== Material provided ==
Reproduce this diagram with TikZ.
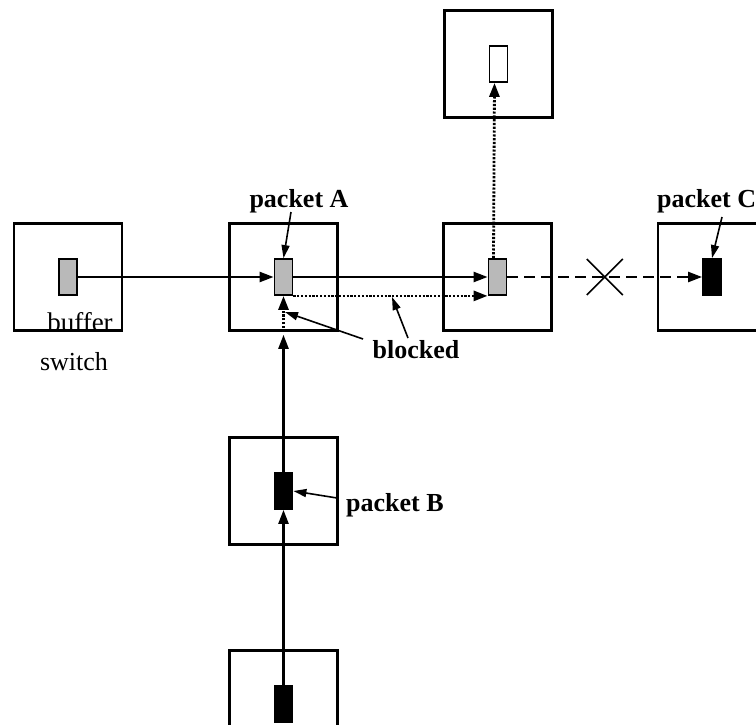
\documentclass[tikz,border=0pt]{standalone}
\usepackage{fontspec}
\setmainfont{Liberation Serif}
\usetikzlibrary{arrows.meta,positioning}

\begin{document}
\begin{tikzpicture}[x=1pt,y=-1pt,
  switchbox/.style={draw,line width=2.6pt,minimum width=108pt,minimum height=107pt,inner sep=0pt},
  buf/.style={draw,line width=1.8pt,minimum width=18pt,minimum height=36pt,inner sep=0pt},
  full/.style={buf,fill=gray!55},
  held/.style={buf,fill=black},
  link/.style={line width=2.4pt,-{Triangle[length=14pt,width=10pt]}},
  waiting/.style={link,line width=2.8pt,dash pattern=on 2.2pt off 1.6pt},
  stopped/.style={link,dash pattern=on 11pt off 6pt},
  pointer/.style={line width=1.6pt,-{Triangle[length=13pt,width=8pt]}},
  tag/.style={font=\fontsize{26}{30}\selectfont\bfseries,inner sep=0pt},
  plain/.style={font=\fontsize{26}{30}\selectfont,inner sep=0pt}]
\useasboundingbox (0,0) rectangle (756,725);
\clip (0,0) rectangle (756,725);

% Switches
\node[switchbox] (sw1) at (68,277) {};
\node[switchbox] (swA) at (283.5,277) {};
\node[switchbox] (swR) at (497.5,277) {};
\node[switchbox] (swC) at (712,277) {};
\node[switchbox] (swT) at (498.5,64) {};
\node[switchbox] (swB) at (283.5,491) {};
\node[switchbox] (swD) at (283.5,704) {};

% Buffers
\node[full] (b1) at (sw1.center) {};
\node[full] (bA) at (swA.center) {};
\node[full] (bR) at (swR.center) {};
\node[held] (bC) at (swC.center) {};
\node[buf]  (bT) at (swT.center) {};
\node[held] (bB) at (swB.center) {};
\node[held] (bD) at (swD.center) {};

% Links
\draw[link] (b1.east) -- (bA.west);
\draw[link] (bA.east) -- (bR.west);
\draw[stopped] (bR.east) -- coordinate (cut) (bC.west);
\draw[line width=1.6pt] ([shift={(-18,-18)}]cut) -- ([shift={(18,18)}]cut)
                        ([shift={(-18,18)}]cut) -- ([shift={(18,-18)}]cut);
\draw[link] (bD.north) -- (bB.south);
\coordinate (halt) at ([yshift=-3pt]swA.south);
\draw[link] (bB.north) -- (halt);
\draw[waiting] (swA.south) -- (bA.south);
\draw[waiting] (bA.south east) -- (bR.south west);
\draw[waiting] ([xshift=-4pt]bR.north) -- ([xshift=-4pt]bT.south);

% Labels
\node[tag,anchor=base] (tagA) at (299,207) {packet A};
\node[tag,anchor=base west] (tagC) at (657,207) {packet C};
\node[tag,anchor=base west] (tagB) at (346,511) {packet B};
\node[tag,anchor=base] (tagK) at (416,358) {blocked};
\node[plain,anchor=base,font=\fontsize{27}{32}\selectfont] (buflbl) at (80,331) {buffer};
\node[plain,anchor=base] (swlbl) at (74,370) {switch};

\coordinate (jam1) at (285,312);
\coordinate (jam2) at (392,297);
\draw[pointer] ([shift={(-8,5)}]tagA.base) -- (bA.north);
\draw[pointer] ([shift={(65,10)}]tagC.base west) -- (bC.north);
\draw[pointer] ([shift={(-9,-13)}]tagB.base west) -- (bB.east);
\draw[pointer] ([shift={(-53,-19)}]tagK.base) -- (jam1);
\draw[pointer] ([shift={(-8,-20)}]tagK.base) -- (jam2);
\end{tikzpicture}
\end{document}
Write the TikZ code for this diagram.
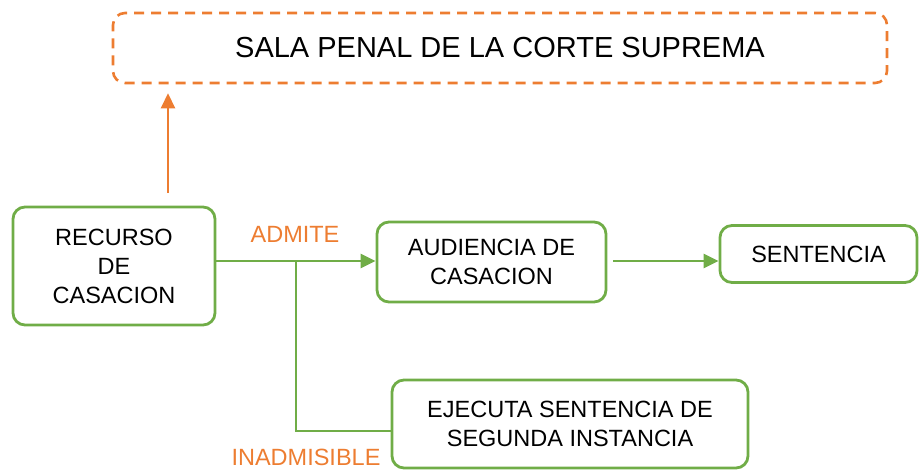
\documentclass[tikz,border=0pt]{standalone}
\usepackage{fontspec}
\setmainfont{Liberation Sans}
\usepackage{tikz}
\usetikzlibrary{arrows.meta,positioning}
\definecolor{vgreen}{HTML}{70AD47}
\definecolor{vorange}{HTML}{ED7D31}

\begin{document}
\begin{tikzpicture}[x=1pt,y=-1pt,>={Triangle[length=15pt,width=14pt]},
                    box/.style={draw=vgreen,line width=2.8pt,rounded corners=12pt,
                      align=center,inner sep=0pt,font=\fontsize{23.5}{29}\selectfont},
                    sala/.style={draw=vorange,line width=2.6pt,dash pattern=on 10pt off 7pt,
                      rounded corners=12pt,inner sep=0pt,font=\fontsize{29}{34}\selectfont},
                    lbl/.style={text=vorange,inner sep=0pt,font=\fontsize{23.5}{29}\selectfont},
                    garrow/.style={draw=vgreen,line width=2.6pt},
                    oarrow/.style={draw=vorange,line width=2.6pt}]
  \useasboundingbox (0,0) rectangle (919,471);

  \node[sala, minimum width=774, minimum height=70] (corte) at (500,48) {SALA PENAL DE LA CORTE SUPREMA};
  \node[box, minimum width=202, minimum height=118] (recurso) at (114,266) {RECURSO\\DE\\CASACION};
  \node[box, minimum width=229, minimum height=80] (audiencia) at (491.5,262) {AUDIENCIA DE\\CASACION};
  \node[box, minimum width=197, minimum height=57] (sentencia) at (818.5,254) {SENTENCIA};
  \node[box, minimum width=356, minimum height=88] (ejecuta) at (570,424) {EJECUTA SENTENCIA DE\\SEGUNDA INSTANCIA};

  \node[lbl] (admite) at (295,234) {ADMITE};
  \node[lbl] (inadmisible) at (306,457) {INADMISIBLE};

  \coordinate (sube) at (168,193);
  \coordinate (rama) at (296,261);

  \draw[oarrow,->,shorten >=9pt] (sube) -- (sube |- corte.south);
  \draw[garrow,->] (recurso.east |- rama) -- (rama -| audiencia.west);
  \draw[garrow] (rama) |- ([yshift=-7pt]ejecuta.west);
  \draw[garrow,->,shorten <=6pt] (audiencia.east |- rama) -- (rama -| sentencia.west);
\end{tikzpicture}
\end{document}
===
== Material provided ==
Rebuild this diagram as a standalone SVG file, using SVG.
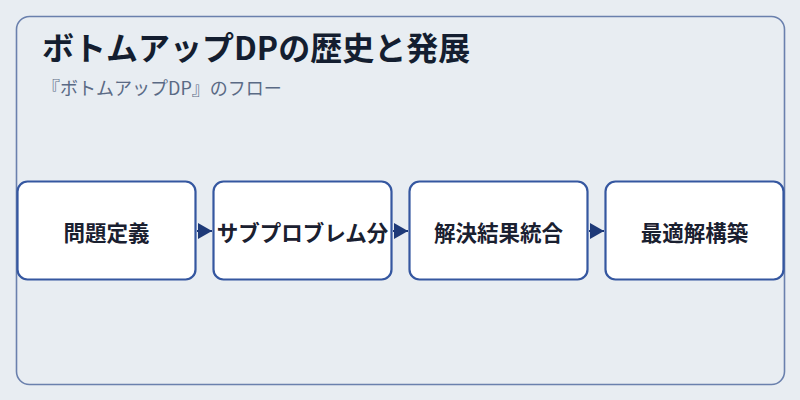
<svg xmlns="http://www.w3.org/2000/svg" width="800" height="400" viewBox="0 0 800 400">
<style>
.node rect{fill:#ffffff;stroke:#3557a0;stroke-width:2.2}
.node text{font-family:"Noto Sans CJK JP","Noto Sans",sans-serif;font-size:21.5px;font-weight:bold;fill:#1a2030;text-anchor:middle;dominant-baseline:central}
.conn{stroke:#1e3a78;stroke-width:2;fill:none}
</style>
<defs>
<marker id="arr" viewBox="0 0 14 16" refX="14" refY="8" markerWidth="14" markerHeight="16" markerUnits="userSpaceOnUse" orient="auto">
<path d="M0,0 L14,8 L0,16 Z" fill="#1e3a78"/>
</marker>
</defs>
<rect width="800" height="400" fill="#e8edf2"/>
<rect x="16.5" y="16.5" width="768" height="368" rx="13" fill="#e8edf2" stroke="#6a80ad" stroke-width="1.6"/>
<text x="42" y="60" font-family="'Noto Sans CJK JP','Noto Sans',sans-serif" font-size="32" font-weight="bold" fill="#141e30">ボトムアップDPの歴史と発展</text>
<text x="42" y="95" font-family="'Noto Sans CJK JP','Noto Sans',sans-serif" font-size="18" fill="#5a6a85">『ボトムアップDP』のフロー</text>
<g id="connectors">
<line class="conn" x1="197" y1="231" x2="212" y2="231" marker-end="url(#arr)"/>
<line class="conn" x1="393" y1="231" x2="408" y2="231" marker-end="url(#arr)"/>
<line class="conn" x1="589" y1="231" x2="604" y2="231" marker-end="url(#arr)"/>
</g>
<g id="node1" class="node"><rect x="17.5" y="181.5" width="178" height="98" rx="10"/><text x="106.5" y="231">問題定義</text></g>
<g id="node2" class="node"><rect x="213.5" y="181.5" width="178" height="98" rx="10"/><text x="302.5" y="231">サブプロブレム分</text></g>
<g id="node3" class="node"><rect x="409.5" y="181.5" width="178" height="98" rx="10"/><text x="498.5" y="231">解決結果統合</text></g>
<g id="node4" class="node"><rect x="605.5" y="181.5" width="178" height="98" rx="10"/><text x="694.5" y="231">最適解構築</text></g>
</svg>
===
• [What you should do] Search the data for the string "diagram" and copy each line where it appears.

• [Task result]
Reproduce this diagram with TikZ.
Write the TikZ code for this diagram.
Rebuild this diagram as a standalone SVG file, using SVG.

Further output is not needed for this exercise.